While highly interpretable, MAPE possesses a severe mathematical asymmetry: it penalizes over-forecasting (\(\hat{Y}_i > Y_i\)) exponentially more heavily than under-forecasting. Furthermore, if the true target \(Y_i = 0\), the metric explodes to infinity, instantly crashing automated evolutionary pipelines (AutoTAM).
Symmetric Mean Absolute Percentage Error (SMAPE):

\[\text{SMAPE} = \frac{100}{N} \sum_{i=1}^N \frac{|Y_i - \hat{Y}_i|}{(|Y_i| + |\hat{Y}_i|)/2}\]

To construct a mathematically safe environment for the AutoTAM orchestrator, the framework relies heavily on SMAPE [Hyndman and Koehler, 2006]. By dividing by the average of the true and predicted values, SMAPE strictly bounds the maximum error for any single observation to exactly \(200\%\). This guarantees that a single zero-target anomaly cannot destabilize the global fitness function during evolutionary hyperparameter search.

2. Temporal Degradation Tracking¶

A core tenet of time-series forecasting is that the assumption of exchangeability (i.i.d.) is false. Data generating processes undergo Concept Drift over time.

To quantify this, the detect_temporal_degradation algorithm splits a contiguous, out-of-sample test array into two chronological halves: \(\mathcal{H}_1\) and \(\mathcal{H}_2\). It computes the performance ratio:

\[\text{Degradation} (\%) = \left( \frac{\text{RMSE}_{\mathcal{H}_2} - \text{RMSE}_{\mathcal{H}_1}}{\text{RMSE}_{\mathcal{H}_1}} \right) \times 100\]

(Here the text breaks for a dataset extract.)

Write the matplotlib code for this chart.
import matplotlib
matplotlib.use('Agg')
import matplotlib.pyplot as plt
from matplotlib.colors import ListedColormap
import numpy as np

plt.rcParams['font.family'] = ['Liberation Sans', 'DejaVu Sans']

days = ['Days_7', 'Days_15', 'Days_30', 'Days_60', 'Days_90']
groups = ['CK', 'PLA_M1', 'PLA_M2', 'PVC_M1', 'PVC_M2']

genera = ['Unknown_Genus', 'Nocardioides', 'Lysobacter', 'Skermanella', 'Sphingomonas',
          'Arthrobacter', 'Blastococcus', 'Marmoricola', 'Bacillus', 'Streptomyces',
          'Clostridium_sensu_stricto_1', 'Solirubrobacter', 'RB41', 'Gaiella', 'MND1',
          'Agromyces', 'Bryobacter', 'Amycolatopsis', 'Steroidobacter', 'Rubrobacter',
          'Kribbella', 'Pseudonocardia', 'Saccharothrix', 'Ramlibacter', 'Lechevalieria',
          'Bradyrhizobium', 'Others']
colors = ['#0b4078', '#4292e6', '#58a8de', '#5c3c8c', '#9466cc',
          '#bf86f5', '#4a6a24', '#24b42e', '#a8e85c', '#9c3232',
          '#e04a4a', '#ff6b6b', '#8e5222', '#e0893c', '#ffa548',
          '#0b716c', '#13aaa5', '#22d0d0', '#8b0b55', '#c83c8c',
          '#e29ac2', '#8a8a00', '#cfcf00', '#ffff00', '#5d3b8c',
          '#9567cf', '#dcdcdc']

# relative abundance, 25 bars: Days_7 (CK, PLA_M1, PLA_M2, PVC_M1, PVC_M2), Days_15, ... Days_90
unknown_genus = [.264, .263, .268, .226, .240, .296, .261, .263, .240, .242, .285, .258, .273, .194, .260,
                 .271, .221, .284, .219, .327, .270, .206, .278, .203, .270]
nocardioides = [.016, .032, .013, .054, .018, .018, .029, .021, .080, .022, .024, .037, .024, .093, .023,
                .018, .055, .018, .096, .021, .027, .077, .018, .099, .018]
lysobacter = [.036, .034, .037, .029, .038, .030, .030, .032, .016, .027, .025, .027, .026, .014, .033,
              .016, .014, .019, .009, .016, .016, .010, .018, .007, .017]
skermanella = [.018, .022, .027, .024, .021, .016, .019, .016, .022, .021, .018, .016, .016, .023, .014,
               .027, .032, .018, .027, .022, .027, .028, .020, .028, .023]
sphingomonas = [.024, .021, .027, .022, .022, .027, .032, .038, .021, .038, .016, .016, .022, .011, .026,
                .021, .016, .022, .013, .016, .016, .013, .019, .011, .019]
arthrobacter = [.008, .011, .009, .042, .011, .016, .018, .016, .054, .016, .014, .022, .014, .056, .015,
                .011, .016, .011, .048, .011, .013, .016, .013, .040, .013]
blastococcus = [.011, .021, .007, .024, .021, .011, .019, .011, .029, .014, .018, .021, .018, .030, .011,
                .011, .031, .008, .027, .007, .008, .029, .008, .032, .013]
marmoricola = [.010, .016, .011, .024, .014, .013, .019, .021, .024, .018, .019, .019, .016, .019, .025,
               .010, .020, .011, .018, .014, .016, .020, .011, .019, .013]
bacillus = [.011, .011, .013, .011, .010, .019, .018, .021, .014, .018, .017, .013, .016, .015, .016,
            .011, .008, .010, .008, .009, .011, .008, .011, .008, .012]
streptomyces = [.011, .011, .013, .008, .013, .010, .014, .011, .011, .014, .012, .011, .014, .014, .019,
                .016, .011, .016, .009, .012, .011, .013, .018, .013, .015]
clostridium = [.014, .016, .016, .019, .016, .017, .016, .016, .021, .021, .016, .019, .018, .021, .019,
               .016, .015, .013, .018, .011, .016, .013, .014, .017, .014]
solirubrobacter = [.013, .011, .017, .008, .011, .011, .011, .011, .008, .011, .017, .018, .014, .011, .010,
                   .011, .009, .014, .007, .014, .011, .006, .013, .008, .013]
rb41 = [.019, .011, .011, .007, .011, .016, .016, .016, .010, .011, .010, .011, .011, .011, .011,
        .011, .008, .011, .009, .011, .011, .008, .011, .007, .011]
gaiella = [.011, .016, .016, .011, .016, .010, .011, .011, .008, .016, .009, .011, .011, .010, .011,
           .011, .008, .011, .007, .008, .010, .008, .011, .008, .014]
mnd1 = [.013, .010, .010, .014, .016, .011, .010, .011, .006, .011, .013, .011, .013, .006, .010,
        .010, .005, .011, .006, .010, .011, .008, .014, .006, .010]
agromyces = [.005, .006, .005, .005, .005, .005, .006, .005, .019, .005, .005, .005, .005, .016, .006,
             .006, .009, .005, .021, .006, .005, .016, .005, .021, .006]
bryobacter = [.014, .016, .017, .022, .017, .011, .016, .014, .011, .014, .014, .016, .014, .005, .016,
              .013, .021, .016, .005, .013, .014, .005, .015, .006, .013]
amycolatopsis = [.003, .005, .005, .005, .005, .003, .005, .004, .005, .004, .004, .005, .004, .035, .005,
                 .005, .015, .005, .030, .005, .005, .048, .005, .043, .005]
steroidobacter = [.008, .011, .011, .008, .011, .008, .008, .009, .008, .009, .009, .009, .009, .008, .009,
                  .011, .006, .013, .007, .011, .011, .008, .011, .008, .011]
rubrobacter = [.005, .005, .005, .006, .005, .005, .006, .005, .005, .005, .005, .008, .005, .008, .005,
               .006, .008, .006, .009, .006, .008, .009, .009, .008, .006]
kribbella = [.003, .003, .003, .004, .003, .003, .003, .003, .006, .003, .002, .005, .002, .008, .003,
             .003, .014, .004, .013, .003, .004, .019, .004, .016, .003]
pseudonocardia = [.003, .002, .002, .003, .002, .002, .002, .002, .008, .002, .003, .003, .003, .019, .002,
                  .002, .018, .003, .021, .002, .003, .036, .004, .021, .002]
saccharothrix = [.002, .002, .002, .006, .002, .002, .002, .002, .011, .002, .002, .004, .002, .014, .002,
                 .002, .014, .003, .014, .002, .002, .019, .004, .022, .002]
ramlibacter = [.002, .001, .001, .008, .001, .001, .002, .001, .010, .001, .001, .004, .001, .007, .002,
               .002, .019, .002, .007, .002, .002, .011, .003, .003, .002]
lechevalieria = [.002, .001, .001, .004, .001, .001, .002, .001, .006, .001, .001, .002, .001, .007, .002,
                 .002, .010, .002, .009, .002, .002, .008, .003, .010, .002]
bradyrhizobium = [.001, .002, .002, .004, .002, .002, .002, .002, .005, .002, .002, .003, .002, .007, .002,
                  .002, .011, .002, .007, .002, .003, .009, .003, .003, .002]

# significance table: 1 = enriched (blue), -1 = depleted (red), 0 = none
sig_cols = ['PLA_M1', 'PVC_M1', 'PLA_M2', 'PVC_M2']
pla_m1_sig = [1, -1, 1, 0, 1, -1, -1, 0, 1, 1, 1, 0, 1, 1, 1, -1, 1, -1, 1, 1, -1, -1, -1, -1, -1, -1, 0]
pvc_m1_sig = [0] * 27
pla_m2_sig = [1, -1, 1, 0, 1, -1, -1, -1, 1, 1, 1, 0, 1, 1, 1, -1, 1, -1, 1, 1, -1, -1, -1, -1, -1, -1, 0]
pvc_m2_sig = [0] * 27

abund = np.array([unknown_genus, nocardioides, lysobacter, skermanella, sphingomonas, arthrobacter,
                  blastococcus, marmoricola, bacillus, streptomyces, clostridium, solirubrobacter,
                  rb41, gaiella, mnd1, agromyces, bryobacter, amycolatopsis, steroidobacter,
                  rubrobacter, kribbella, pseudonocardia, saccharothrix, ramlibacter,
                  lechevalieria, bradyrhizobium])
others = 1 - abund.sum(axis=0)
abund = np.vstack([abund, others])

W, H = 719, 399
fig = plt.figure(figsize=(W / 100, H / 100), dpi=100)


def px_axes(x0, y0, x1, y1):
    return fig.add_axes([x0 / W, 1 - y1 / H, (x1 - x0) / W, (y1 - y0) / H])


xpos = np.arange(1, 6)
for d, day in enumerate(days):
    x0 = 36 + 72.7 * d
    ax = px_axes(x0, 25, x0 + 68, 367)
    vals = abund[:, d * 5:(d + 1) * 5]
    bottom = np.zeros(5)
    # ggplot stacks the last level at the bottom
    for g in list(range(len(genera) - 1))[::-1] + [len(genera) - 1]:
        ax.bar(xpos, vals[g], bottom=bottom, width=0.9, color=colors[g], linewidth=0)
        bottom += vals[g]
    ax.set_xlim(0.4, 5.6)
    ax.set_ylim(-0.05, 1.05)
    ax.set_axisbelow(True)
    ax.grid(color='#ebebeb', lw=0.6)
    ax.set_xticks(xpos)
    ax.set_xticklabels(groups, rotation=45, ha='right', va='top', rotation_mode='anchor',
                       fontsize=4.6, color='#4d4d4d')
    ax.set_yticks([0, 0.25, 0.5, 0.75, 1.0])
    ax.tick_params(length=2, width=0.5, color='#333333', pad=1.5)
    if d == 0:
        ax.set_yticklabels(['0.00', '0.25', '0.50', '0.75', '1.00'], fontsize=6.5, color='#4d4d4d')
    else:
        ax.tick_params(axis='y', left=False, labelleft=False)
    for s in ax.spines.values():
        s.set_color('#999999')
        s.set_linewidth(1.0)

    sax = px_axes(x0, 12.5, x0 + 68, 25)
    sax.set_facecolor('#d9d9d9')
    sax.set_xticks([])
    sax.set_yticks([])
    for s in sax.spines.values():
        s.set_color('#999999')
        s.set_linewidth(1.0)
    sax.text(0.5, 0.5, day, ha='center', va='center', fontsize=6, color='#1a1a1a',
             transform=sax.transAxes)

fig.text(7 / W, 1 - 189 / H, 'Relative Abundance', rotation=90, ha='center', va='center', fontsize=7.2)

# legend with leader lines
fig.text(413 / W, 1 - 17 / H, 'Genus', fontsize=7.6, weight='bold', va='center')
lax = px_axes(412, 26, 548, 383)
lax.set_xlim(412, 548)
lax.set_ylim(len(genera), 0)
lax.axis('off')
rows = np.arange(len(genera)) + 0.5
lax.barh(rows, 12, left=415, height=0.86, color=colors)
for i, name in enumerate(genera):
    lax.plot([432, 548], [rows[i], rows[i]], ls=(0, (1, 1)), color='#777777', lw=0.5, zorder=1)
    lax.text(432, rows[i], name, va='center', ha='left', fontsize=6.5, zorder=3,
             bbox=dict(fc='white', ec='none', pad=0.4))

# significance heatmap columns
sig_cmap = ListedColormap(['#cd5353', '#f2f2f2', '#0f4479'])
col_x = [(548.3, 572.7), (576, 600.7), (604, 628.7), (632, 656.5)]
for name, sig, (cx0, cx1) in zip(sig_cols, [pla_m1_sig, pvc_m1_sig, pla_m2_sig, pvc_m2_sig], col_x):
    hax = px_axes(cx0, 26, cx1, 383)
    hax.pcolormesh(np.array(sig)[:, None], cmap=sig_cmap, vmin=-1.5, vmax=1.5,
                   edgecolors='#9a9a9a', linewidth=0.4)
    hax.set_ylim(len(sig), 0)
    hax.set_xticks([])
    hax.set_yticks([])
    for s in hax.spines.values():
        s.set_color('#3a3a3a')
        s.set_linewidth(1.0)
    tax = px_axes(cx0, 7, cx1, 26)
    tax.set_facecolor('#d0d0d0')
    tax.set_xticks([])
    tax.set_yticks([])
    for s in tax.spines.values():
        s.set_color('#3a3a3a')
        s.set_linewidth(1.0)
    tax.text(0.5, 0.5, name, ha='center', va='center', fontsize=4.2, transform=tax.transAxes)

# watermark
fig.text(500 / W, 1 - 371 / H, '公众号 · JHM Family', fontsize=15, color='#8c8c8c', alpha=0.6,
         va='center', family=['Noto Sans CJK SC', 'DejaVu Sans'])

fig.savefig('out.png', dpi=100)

If this metric yields \(+20\%\), it mathematically proves that the model’s structural physics are actively decaying, signaling the operational need to trigger the AdaptiveTAM or KalmanTAM meta-learners.

3. Residual Autocorrelation (The Durbin-Watson Proxy)¶

If a Generalized Additive Model perfectly captures the conditional expectation \(\mu(X)\), the residuals \(\epsilon_t = Y_t - \hat{Y}_t\) must be pure White Noise (\(\mathbb{E}[\epsilon_t \epsilon_{t-k}] = 0\) for all \(k > 0\)).

If the residuals exhibit serial correlation, it proves the current topology is missing a critical time-dependent feature (e.g., an unmodeled daily seasonality or an auto-regressive tensor product).

The analyze_residuals module computes the Lag-1 Autocorrelation (\(\rho_1\)) as a highly efficient computational proxy for the canonical Durbin-Watson (\(DW\)) statistic [Durbin and Watson, 1950].

The classical \(DW\) test evaluates:

\[DW = \frac{\sum_{t=2}^N (\epsilon_t - \epsilon_{t-1})^2}{\sum_{t=1}^N \epsilon_t^2}\]

Algebraically, this expands to:

\[DW \approx 2(1 - \rho_1)\]

By computing the simple Pearson correlation between \(\epsilon_t\) and \(\epsilon_{t-1}\):

\[\rho_1 = \frac{\text{Cov}(\epsilon_t, \epsilon_{t-1})}{\text{Var}(\epsilon_t)}\]

The orchestrator instantly evaluates the structural integrity of the time-domain. If \(\rho_1 \gg 0\), the \(DW\) statistic approaches \(0\), signaling severe positive autocorrelation and triggering the AutoTAM knowledge graph to propose deeper temporal spline expansions.